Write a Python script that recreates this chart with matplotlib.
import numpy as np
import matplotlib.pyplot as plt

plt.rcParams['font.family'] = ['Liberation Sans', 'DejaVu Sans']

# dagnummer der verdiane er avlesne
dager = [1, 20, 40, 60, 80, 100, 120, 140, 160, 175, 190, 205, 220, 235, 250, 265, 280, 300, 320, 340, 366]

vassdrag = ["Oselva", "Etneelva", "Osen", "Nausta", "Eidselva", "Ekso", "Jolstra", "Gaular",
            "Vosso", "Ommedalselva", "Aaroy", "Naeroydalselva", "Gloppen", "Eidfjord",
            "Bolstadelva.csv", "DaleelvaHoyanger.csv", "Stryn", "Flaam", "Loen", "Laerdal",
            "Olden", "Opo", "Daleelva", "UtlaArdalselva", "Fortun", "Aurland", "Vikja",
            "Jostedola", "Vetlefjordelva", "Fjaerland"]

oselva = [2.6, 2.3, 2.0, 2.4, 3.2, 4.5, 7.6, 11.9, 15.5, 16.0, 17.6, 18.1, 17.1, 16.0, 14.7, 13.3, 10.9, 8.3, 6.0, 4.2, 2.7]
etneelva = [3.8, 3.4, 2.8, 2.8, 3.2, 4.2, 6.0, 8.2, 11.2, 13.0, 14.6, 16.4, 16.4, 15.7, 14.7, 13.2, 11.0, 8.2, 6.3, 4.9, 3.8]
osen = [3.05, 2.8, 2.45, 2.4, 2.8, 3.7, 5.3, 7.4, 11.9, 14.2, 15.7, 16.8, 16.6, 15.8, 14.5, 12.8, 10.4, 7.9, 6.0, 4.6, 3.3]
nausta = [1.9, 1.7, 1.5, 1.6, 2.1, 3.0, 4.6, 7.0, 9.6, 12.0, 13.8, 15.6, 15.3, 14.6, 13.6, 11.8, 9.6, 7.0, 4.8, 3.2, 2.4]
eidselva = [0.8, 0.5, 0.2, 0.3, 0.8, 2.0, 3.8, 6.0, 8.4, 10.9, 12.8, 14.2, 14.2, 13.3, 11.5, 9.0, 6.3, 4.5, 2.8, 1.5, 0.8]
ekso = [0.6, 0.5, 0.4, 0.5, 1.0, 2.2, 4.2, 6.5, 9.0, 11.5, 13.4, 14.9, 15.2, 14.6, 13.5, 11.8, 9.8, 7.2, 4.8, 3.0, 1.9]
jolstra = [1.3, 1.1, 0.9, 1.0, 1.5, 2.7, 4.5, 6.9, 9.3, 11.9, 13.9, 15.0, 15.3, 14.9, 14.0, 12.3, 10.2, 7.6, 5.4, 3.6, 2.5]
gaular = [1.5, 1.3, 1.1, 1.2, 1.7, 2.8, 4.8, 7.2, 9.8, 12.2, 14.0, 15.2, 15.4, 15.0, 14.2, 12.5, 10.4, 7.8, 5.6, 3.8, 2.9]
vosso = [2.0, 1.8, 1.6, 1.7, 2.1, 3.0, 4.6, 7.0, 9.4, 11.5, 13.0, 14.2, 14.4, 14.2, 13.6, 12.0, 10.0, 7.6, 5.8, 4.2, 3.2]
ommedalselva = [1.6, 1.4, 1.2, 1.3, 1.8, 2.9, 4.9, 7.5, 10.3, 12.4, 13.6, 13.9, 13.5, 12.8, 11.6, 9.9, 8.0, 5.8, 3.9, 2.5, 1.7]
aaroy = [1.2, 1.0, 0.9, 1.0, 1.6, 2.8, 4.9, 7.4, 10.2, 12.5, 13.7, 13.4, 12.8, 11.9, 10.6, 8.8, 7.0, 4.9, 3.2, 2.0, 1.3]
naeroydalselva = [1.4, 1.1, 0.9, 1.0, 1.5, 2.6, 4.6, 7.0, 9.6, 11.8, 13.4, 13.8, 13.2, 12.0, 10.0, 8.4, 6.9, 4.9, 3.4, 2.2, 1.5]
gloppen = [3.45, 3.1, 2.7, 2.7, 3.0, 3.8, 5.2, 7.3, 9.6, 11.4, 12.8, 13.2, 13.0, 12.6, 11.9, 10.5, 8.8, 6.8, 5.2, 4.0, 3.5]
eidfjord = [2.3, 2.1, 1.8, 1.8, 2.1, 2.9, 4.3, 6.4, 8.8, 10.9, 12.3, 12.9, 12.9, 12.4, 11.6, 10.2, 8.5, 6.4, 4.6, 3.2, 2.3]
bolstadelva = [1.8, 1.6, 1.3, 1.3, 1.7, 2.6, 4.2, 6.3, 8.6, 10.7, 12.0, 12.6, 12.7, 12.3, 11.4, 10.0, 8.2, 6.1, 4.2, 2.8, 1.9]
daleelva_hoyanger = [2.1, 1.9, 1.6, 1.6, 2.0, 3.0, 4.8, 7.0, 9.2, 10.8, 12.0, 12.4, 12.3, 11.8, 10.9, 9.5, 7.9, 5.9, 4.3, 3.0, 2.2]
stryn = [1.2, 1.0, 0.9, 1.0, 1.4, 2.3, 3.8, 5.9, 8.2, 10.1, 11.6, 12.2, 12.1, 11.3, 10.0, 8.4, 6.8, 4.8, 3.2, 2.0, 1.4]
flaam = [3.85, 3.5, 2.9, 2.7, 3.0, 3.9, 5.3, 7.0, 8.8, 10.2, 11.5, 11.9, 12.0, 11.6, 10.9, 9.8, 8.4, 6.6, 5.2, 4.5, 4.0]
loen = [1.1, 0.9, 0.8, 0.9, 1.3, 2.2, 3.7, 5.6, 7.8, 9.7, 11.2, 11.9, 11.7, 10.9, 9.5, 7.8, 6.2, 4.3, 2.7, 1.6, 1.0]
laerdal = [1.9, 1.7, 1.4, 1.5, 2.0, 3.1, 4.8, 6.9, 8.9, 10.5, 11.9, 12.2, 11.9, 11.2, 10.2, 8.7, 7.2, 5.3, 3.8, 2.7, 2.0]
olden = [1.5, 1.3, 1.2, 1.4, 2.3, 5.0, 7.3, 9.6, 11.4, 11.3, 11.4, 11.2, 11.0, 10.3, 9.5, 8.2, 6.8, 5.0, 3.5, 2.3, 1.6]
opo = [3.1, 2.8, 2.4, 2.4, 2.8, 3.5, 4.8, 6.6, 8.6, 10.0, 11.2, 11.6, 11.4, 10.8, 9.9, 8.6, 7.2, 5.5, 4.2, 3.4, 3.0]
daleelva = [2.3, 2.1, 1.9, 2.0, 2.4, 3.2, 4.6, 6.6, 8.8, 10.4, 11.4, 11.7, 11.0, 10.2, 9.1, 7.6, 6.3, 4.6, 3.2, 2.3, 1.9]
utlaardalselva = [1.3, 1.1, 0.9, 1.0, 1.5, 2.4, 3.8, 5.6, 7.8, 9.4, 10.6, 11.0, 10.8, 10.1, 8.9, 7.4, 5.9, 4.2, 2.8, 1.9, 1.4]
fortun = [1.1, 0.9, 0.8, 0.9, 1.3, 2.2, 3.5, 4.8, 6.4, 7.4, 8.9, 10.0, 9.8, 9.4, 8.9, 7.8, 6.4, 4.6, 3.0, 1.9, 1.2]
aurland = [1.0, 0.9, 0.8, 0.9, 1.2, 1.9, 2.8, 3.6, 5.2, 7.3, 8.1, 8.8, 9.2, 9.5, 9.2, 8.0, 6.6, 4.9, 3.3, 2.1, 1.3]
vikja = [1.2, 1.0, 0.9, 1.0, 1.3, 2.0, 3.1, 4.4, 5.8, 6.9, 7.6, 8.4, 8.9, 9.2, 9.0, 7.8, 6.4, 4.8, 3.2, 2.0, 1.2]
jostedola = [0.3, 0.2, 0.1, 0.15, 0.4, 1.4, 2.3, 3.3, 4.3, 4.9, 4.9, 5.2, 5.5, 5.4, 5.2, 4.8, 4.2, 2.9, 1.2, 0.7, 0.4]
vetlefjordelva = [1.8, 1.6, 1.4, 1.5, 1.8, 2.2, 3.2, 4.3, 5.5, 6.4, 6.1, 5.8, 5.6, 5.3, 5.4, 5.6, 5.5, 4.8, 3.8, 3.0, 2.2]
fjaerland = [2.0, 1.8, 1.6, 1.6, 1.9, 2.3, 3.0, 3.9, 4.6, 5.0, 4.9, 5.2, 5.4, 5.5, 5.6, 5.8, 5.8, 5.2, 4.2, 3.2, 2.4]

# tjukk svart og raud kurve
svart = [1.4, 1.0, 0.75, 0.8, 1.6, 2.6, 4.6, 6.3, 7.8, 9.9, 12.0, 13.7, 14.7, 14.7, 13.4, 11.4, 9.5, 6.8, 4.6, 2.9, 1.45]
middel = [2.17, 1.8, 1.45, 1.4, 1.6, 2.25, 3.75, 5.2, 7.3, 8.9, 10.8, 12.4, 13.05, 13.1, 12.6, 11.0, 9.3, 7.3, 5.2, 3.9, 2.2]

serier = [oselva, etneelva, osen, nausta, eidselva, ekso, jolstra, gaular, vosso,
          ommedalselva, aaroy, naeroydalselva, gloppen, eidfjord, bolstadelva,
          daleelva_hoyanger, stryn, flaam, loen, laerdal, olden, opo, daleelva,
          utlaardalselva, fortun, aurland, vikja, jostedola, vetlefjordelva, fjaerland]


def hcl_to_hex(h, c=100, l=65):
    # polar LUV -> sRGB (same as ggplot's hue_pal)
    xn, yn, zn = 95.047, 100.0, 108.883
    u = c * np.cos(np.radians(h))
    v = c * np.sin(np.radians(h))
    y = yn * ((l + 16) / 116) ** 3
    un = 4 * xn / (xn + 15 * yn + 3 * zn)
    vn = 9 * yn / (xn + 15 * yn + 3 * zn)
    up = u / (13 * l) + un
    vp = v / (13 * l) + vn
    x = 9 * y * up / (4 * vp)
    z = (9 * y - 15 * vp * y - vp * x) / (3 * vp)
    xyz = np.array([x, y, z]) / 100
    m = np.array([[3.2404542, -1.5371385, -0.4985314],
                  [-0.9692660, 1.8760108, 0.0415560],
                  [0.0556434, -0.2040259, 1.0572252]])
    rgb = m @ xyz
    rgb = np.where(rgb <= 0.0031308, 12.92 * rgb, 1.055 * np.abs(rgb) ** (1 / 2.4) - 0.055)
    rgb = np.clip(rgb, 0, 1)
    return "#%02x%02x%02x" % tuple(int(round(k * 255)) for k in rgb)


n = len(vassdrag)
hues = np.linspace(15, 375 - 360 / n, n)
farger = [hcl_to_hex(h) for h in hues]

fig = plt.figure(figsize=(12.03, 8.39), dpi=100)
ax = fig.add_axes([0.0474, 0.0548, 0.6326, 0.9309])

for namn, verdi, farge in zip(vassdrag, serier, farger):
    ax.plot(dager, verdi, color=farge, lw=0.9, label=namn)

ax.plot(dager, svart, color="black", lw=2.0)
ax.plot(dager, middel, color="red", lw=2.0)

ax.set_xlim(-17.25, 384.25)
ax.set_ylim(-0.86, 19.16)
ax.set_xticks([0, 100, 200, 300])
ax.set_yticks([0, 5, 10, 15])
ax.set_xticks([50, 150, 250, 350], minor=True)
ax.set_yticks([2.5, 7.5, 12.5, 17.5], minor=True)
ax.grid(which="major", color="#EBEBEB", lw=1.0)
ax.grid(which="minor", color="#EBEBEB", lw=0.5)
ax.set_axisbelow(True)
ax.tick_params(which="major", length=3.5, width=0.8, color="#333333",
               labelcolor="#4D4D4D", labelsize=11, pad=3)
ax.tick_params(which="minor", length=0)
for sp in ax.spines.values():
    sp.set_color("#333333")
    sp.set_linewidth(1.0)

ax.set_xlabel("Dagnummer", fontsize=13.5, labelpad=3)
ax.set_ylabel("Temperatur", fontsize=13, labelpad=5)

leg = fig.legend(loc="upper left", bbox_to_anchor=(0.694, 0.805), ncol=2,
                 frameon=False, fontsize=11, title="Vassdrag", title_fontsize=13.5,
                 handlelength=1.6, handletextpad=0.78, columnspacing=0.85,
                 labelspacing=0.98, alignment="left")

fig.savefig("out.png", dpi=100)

### Exercise objective
Only the lines from the top of the data through the line that contains "320, 340, 366]" should be quoted, exactly as they stand.

### Written solution
Write a Python script that recreates this chart with matplotlib.
import numpy as np
import matplotlib.pyplot as plt

plt.rcParams['font.family'] = ['Liberation Sans', 'DejaVu Sans']

# dagnummer der verdiane er avlesne
dager = [1, 20, 40, 60, 80, 100, 120, 140, 160, 175, 190, 205, 220, 235, 250, 265, 280, 300, 320, 340, 366]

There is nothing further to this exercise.